La objeción principal será que se ha obviado, en buena parte, el Convenio de Estambul que España ratificó en 2014, en el que se considera violencia contra la mujer la que implique daños o sufrimientos de naturaleza física, sexual, psicológica o económica, y no solo la ejercida por la pareja y/o expareja, y que obliga a darle a todas estas violencias el mismo trato.
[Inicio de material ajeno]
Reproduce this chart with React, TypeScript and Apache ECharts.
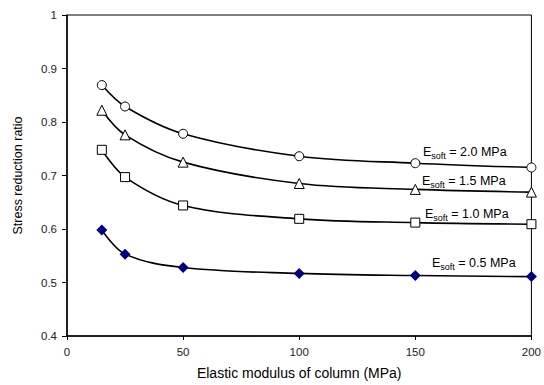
import React, { useEffect, useRef } from "react";
import * as echarts from "echarts";

const xValues = [15, 25, 50, 100, 150, 200];
const soft20 = [0.869, 0.829, 0.778, 0.736, 0.723, 0.715];
const soft15 = [0.822, 0.776, 0.725, 0.685, 0.674, 0.669];
const soft10 = [0.748, 0.697, 0.644, 0.619, 0.612, 0.609];
const soft05 = [0.598, 0.553, 0.528, 0.517, 0.513, 0.511];
const labels = ["2.0", "1.5", "1.0", "0.5"];

const FONT = "Liberation Sans, Arial, sans-serif";

export default function App() {
  const ref = useRef<HTMLDivElement>(null);
  useEffect(() => {
    if (!ref.current) return;
    const chart = echarts.init(ref.current, undefined, { renderer: "svg" });
    const mk = (vals: number[]) => xValues.map((x, i) => [x, vals[i]]);
    const lineStyle = { color: "#000", width: 1.6 };
    const series: any[] = [
      { data: mk(soft20), symbol: "circle", symbolSize: 9, itemStyle: { color: "#fff", borderColor: "#000", borderWidth: 1 } },
      { data: mk(soft15), symbol: "triangle", symbolSize: 10, itemStyle: { color: "#fff", borderColor: "#000", borderWidth: 1 } },
      { data: mk(soft10), symbol: "rect", symbolSize: 9, itemStyle: { color: "#fff", borderColor: "#000", borderWidth: 1 } },
      { data: mk(soft05), symbol: "diamond", symbolSize: 11, itemStyle: { color: "#000080", borderColor: "#000080", borderWidth: 0 } },
    ].map((s) => ({ type: "line", smooth: 0.35, lineStyle, z: 3, ...s }));

    const labelPos = [
      [423, 152],
      [422, 181],
      [425, 214],
      [432, 263],
    ];
    const graphics = labels.map((l, i) => ({
      type: "text",
      x: labelPos[i][0],
      y: labelPos[i][1],
      z: 10,
      style: {
        text: `{e|E}{s|soft}{e| = ${l} MPa}`,
        verticalAlign: "middle",
        rich: {
          e: { fontSize: 12.5, fontFamily: FONT, fill: "#000", verticalAlign: "bottom" },
          s: { fontSize: 9, fontFamily: FONT, fill: "#000", verticalAlign: "bottom", padding: [0, 0, -2, 0] },
        },
      },
    }));

    chart.setOption({
      animation: false,
      grid: { left: 67, right: 10, top: 15, bottom: 49, show: true, borderColor: "#000", borderWidth: 1 },
      xAxis: {
        type: "value",
        min: 0,
        max: 200,
        interval: 50,
        name: "Elastic modulus of column (MPa)",
        nameLocation: "middle",
        nameGap: 30,
        nameTextStyle: { fontSize: 14, fontFamily: FONT, color: "#000" },
        axisLine: { lineStyle: { color: "#000", width: 1.5 } },
        axisTick: { show: true, length: 4, lineStyle: { color: "#000" } },
        axisLabel: { fontSize: 11.5, fontFamily: FONT, color: "#222", margin: 10 },
        splitLine: { show: false },
      },
      yAxis: {
        type: "value",
        min: 0.4,
        max: 1,
        interval: 0.1,
        name: "Stress reduction ratio",
        nameLocation: "middle",
        nameGap: 43,
        nameTextStyle: { fontSize: 12.5, fontFamily: FONT, color: "#000" },
        axisLine: { show: true, lineStyle: { color: "#000", width: 1.5 } },
        axisTick: { show: true, length: 5, lineStyle: { color: "#000" } },
        axisLabel: {
          fontSize: 11.5,
          fontFamily: FONT,
          color: "#222",
          margin: 10,
          formatter: (v: number) => (Math.abs(v - 1) < 1e-9 ? "1" : v.toFixed(1)),
        },
        splitLine: { show: false },
      },
      series,
      graphic: graphics,
    });
    return () => chart.dispose();
  }, []);
  return <div ref={ref} style={{ position: "absolute", left: 0, top: 0, width: 544, height: 385 }} />;
}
Las violencias ahora excluidas se regirán por las leyes específicas e integrales que se dicten al efecto en el futuro, sin soslayar las medidas preventivas o punitivas que sean necesarias. Pero lo cierto es que se echa en falta una visión integral de estas violencias machistas, que es la única que se corresponde con la perspectiva estructural que defendemos muchas feministas. Una perspectiva que desacredite esos tres mitos clásicos que funcionan continuamente en este ámbito: el mito de la marginalidad, según el cual la violencia machista no es un problema social sino algo excepcional; el mito sobre los maltratadores, que entiende que el maltratador es un hombre concreto y patologizado al que hay que exonerar de responsabilidad; y el mito sobre las mujeres maltratadas, que desplaza la responsabilidad de ellos a ellas y las culpabiliza por lo que les sucede, bien sea porque su personalidad constituye un “polo de atracción de la violencia”, bien porque son ellas las que la consienten.
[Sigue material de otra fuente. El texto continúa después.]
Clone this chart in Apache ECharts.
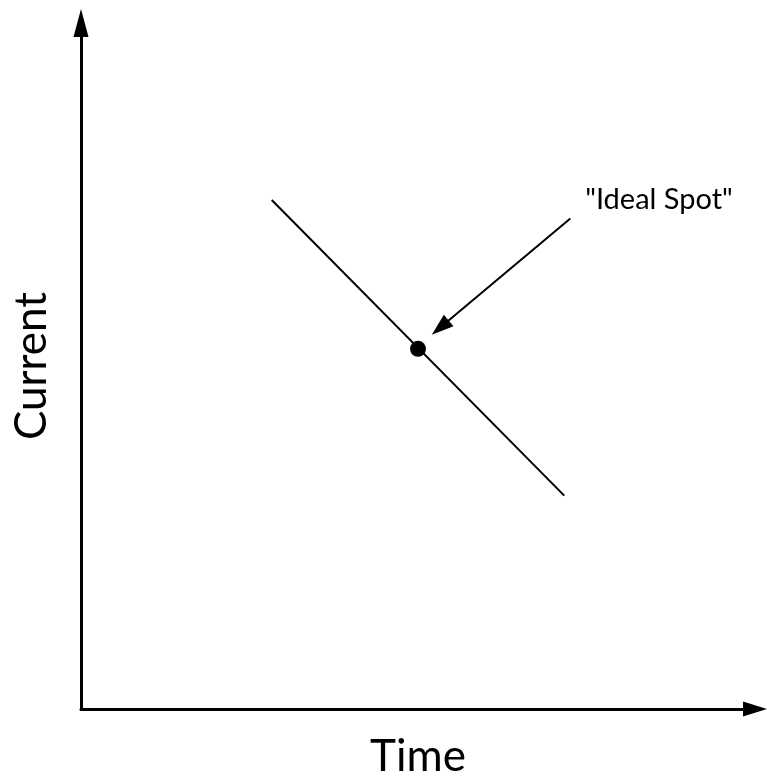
<!DOCTYPE html>
<html>
<head>
<meta charset="utf-8">
<script src="https://cdn.jsdelivr.net/npm/echarts@6/dist/echarts.min.js"></script>
<style>html,body{margin:0;padding:0;background:#fff;}#c{width:767px;height:784px;}</style>
</head>
<body>
<div id="c"></div>
<script>
// Data (value units on 0..100 axes)
const xAxisName = 'Time';
const yAxisName = 'Current';
const lineX = [28.3, 71.7];
const lineY = [74.2, 31.1];
const idealX = [50];
const idealY = [52.5];
const arrowFrom = [72.6, 71.5];
const arrowTo = [53.3, 55.6];
const labelPos = [74.8, 74.3];
const labelText = '"Ideal Spot"';

const FONT = 'Lato, "Open Sans", sans-serif';
const chart = echarts.init(document.getElementById('c'), null, {renderer: 'canvas'});
chart.setOption({
  animation: false,
  backgroundColor: '#fff',
  grid: {left: 81, right: 12, top: 23, bottom: 70, containLabel: false},
  xAxis: {
    type: 'value', min: 0, max: 100,
    name: xAxisName, nameLocation: 'middle', nameGap: 26,
    nameTextStyle: {fontSize: 44, color: '#000', fontFamily: FONT},
    axisLine: {show: true, onZero: false, symbol: ['none', 'triangle'], symbolSize: [15, 24],
      lineStyle: {color: '#000', width: 3}},
    axisTick: {show: false}, axisLabel: {show: false}, splitLine: {show: false}
  },
  yAxis: {
    type: 'value', min: 0, max: 100,
    name: yAxisName, nameLocation: 'middle', nameGap: 27,
    nameTextStyle: {fontSize: 44, color: '#000', fontFamily: FONT},
    axisLine: {show: true, onZero: false, symbol: ['none', 'triangle'], symbolSize: [15, 28],
      lineStyle: {color: '#000', width: 3}},
    axisTick: {show: false}, axisLabel: {show: false}, splitLine: {show: false}
  },
  series: [
    {
      type: 'line',
      data: lineX.map((x, i) => [x, lineY[i]]),
      showSymbol: false, symbol: 'none',
      lineStyle: {color: '#000', width: 2},
      markLine: {
        silent: true,
        symbol: ['none', 'triangle'],
        symbolSize: [15, 22],
        label: {show: false},
        lineStyle: {color: '#000', width: 2, type: 'solid', opacity: 1},
        data: [[{coord: arrowFrom}, {coord: arrowTo}]]
      }
    },
    {
      type: 'scatter',
      data: idealX.map((x, i) => [x, idealY[i]]),
      symbol: 'circle', symbolSize: 16,
      itemStyle: {color: '#000', opacity: 1}
    },
    {
      type: 'scatter',
      data: [{value: labelPos, name: labelText}],
      symbolSize: 0,
      itemStyle: {opacity: 1},
      label: {show: true, position: 'inside', align: 'left', verticalAlign: 'middle',
        formatter: '{b}', fontSize: 29, color: '#000', opacity: 1, fontFamily: FONT}
    }
  ]
});
</script>
</body>
</html>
En el dictamen se echa de menos, además, una ampliación aún mayor de las formas de acreditación de violencias machistas, en línea con la ley catalana, por ejemplo, o un calendario de medidas que sea creíble y que se relacione directamente con su dotación presupuestaria; medidas que se materialicen en partidas de gasto concretas y diferenciadas a las que pueda darse un eficaz seguimiento.
Con todo, la valoración de este dictamen ha de ser positiva aunque se entiende que sea mayoritaria su consideración como acuerdo de mínimos, más que como Pacto de Estado, y que algunos partidos propongan la necesidad de seguir trabajando sea en líneas divergentes o convergentes.